Instructions for the task »
Where a line holds "React", copy it.

Data supplied »
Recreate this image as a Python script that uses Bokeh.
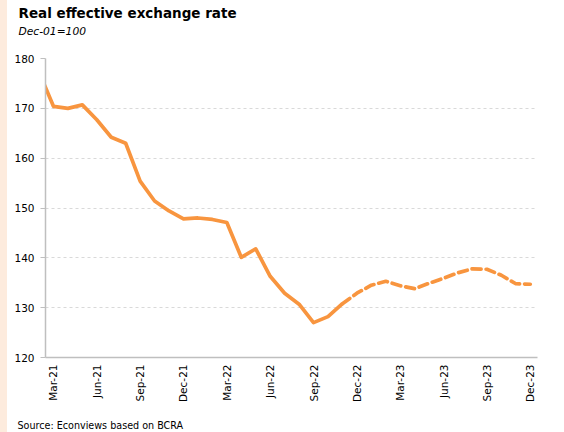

---

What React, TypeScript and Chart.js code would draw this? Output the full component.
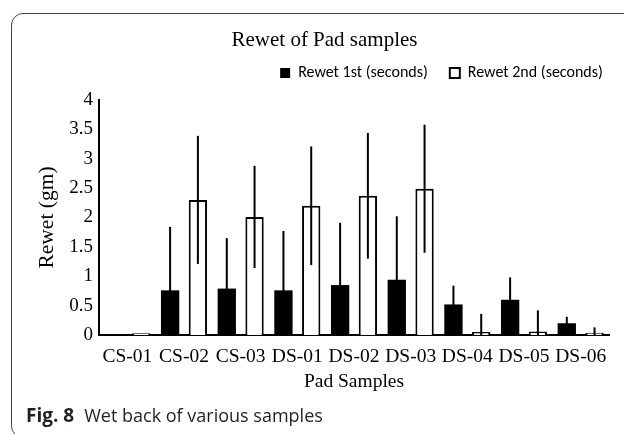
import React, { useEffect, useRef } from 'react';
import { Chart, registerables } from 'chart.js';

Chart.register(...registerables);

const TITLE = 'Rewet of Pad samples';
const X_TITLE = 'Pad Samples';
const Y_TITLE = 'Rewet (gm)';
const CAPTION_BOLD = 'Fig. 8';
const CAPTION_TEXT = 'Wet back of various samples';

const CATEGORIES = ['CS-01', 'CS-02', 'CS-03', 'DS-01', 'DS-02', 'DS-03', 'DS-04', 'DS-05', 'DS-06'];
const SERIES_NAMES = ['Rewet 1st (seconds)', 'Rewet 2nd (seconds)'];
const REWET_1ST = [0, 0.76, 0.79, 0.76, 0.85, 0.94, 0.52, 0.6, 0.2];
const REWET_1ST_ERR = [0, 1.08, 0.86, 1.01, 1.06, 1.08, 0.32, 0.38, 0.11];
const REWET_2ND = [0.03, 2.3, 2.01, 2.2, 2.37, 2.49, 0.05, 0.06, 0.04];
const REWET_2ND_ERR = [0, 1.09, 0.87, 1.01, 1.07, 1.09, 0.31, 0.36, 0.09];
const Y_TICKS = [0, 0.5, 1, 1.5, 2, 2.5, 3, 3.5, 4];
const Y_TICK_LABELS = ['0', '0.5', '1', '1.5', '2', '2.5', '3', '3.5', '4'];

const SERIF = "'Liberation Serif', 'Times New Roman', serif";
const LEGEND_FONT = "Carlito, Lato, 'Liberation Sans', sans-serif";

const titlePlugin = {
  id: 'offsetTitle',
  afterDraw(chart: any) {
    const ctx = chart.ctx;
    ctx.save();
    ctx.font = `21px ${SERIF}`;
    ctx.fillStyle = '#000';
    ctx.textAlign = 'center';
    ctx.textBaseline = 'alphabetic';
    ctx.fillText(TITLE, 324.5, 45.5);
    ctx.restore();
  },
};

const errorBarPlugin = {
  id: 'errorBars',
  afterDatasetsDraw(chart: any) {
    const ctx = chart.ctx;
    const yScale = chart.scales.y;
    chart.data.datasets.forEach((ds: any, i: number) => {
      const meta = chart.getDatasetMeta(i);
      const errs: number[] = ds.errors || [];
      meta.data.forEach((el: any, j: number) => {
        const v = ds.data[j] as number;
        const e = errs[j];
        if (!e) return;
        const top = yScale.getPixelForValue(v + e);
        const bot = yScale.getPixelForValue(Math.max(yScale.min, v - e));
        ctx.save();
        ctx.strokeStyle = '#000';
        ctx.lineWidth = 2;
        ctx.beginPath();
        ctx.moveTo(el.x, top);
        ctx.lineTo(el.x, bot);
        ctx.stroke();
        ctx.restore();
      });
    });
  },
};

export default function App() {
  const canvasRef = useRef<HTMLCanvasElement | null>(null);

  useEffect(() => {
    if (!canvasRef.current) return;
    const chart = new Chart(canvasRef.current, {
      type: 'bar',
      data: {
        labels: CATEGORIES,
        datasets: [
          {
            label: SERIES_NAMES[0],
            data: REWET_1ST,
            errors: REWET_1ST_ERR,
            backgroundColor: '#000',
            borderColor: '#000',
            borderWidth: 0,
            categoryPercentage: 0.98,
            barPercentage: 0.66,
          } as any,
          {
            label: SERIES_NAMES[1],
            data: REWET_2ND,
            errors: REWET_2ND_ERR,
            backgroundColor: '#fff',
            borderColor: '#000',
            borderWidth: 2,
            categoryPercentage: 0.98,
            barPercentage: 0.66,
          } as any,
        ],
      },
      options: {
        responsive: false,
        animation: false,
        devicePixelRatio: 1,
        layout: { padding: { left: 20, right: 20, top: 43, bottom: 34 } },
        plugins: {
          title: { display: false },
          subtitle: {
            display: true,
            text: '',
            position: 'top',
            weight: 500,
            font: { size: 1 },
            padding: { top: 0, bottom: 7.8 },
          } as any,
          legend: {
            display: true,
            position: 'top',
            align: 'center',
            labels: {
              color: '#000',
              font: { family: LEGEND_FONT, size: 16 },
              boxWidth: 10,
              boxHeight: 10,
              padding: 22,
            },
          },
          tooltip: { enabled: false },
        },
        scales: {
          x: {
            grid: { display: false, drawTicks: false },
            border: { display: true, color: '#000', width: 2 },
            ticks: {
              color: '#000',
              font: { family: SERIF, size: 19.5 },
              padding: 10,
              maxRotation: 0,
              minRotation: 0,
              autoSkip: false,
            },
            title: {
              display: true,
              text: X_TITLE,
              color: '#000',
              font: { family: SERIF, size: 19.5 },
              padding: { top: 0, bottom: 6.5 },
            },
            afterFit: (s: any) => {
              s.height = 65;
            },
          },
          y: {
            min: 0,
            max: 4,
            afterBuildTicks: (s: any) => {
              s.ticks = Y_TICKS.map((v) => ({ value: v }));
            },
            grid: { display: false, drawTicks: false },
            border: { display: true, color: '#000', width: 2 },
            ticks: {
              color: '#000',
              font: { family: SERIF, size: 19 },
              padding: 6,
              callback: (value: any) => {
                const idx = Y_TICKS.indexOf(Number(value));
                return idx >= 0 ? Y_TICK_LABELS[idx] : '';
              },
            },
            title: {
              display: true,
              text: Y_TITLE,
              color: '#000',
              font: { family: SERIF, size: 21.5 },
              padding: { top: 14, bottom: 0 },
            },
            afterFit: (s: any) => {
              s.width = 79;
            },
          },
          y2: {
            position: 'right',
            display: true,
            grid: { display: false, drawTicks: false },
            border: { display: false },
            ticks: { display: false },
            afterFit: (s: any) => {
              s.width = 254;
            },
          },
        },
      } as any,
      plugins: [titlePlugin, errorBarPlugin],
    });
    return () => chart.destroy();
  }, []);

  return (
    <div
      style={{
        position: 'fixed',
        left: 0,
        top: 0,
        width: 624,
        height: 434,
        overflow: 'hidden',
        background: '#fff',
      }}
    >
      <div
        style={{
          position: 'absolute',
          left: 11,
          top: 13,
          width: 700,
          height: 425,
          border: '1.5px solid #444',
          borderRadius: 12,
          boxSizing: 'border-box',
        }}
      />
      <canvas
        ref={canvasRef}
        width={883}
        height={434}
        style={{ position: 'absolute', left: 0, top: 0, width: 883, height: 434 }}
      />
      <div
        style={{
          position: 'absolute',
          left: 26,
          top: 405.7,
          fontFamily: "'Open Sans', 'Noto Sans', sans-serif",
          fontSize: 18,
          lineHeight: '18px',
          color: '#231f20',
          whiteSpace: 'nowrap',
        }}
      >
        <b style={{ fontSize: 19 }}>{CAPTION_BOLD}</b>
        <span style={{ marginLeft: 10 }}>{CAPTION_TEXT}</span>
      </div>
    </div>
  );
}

Response below »
What React, TypeScript and Chart.js code would draw this? Output the full component.
import React, { useEffect, useRef } from 'react';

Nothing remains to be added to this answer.